Question

A bank manager wanted to​ double-check her claim that recent process improvements have reduced customer wait times to an average of 2.9 ​minutes, with a standard deviation of 0.8 minutes. To test​ this, she randomly sampled 25 customers and recorded their wait times. The average wait time of the customers in the sample was 3.3 minutes. Assuming the claim about wait time is​ true, what is the probability that a random sample of n = 25 customers would have a sample mean as large as or greater than 3.3 ​minutes? What should the manager conclude about her​ claim? ​

Answer 1

Answer:

the manager claim is therefore rejected.

Step-by-step explanation:

To ascertain the manager claim, we use the normal distribution curve.

z= (x − x')/ σ

, where

z is called the normal standard variate,

x is  the value of the variable, =2.9

x' is the mean value of  the distribution =3.3

σ is the standard deviation  of the distribution= 0.8

so, z= (2.9 − 3.3)/ 0.8 = -0.5

Using  a table of normal distribution to check the partial areas beneath the standardized  normal curve,  a z-value of −0.5  corresponds to an area of 0.1915 between the mean  value.The negative  z-value shows that it lies to the left of the z=0  ordinate.

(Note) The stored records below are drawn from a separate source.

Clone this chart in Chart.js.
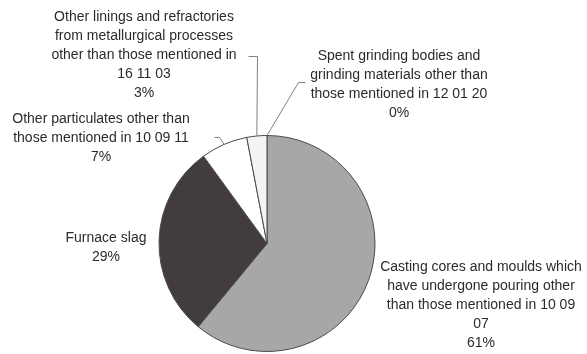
<!DOCTYPE html>
<html>
<head>
<meta charset="utf-8">
<title>Waste composition</title>
<script src="https://cdn.jsdelivr.net/npm/chart.js@4.4.1/dist/chart.umd.min.js"></script>
<style>
  html, body { margin: 0; padding: 0; background: #fff; }
  #wrap { width: 587px; height: 354px; position: relative; }
</style>
</head>
<body>
<div id="wrap"><canvas id="pie"></canvas></div>
<script>
/* ===========================
   Data
   =========================== */

const categories = [
  "Casting cores and moulds which have undergone pouring other than those mentioned in 10 09 07",
  "Furnace slag",
  "Other particulates other than those mentioned in 10 09 11",
  "Other linings and refractories from metallurgical processes other than those mentioned in 16 11 03",
  "Spent grinding bodies and grinding materials other than those mentioned in 12 01 20"
];

const shares = [61, 29, 7, 3, 0];

// wrapped label lines, as shown next to each slice
const labelLines = [
  ["Casting cores and moulds which", "have undergone pouring other", "than those mentioned in 10 09", "07"],
  ["Furnace slag"],
  ["Other particulates other than", "those mentioned in 10 09 11"],
  ["Other linings and refractories", "from metallurgical processes", "other than those mentioned in", "16 11 03"],
  ["Spent grinding bodies and", "grinding materials other than", "those mentioned in 12 01 20"]
];

const sliceColors = ["#a7a7a7", "#423d3c", "#ffffff", "#f3f3f3", "#d9d9d9"];

/* ===========================
   Label placement
   =========================== */

// x = centre of the text block, y = middle of first line
// elbow = where the leader line leaves the text (null = no leader)
const labelLayout = [
  { x: 481, y: 267, elbow: null },
  { x: 106, y: 238, elbow: null },
  { x: 101, y: 119, elbow: [[214, 137], [219, 137]] },
  { x: 144, y: 17,  elbow: [[248, 56], [257, 56]] },
  { x: 399, y: 56,  elbow: [[305, 82], [298, 82]] }
];

const LINE_H = 19;
const FONT = "14px 'Liberation Sans', Arial, sans-serif";

const pieLabels = {
  id: "pieLabels",
  afterDraw(chart) {
    const ctx = chart.ctx;
    const meta = chart.getDatasetMeta(0);
    const total = shares.reduce((a, b) => a + b, 0);

    ctx.save();

    // leader lines
    ctx.strokeStyle = "#808080";
    ctx.lineWidth = 1;
    meta.data.forEach((arc, i) => {
      const lay = labelLayout[i];
      if (!lay.elbow) return;
      const p = arc.getProps(["x", "y", "startAngle", "endAngle", "outerRadius"], true);
      const mid = (p.startAngle + p.endAngle) / 2;
      const ax = p.x + Math.cos(mid) * p.outerRadius;
      const ay = p.y + Math.sin(mid) * p.outerRadius;
      ctx.beginPath();
      ctx.moveTo(lay.elbow[0][0] + 0.5, lay.elbow[0][1] + 0.5);
      ctx.lineTo(lay.elbow[1][0] + 0.5, lay.elbow[1][1] + 0.5);
      ctx.lineTo(ax, ay);
      ctx.stroke();
    });

    // text
    ctx.font = FONT;
    ctx.fillStyle = "#2b2b2b";
    ctx.textAlign = "center";
    ctx.textBaseline = "middle";
    labelLines.forEach((lines, i) => {
      const lay = labelLayout[i];
      const pct = Math.round(shares[i] / total * 100) + "%";
      lines.concat([pct]).forEach((t, k) => {
        ctx.fillText(t, lay.x, lay.y + k * LINE_H);
      });
    });

    ctx.restore();
  }
};

/* ===========================
   Chart
   =========================== */

new Chart(document.getElementById("pie"), {
  type: "pie",
  data: {
    labels: categories,
    datasets: [{
      data: shares,
      backgroundColor: sliceColors,
      borderColor: "#4a4a4a",
      borderWidth: 1
    }]
  },
  options: {
    responsive: true,
    maintainAspectRatio: false,
    animation: false,
    layout: { padding: { top: 135, bottom: 2, left: 0, right: 53 } },
    plugins: {
      legend: { display: false },
      tooltip: { enabled: false }
    }
  },
  plugins: [pieLabels]
});
</script>
</body>
</html>
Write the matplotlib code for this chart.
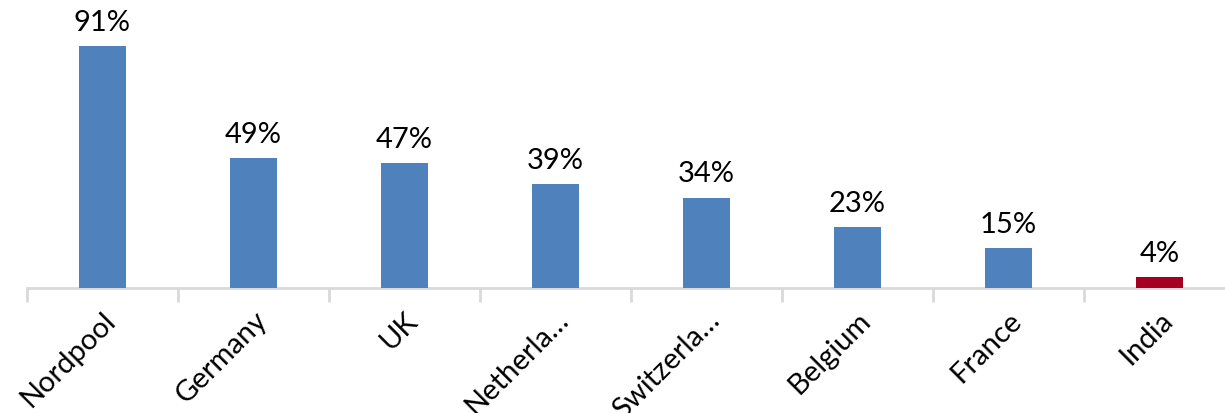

The total area under the standardized normal curve  is unity and since the curve is symmetrical, it follows  that the total area to the left of the z=0 ordinate is  0.5000. Thus the area to the left of the z=−0.5 ordinate is 0.5000−0.1915 = 0.3085 of the  total area of the curve.

therefore, the probability of the average wait time greater than or equal to 3.3 minutes is 0.3085.

For a group of 25 customers, 25×0.3085 = 7.7, i.e. 8 customers only experience the improvement in wait time.

the manager claim is therefore rejected.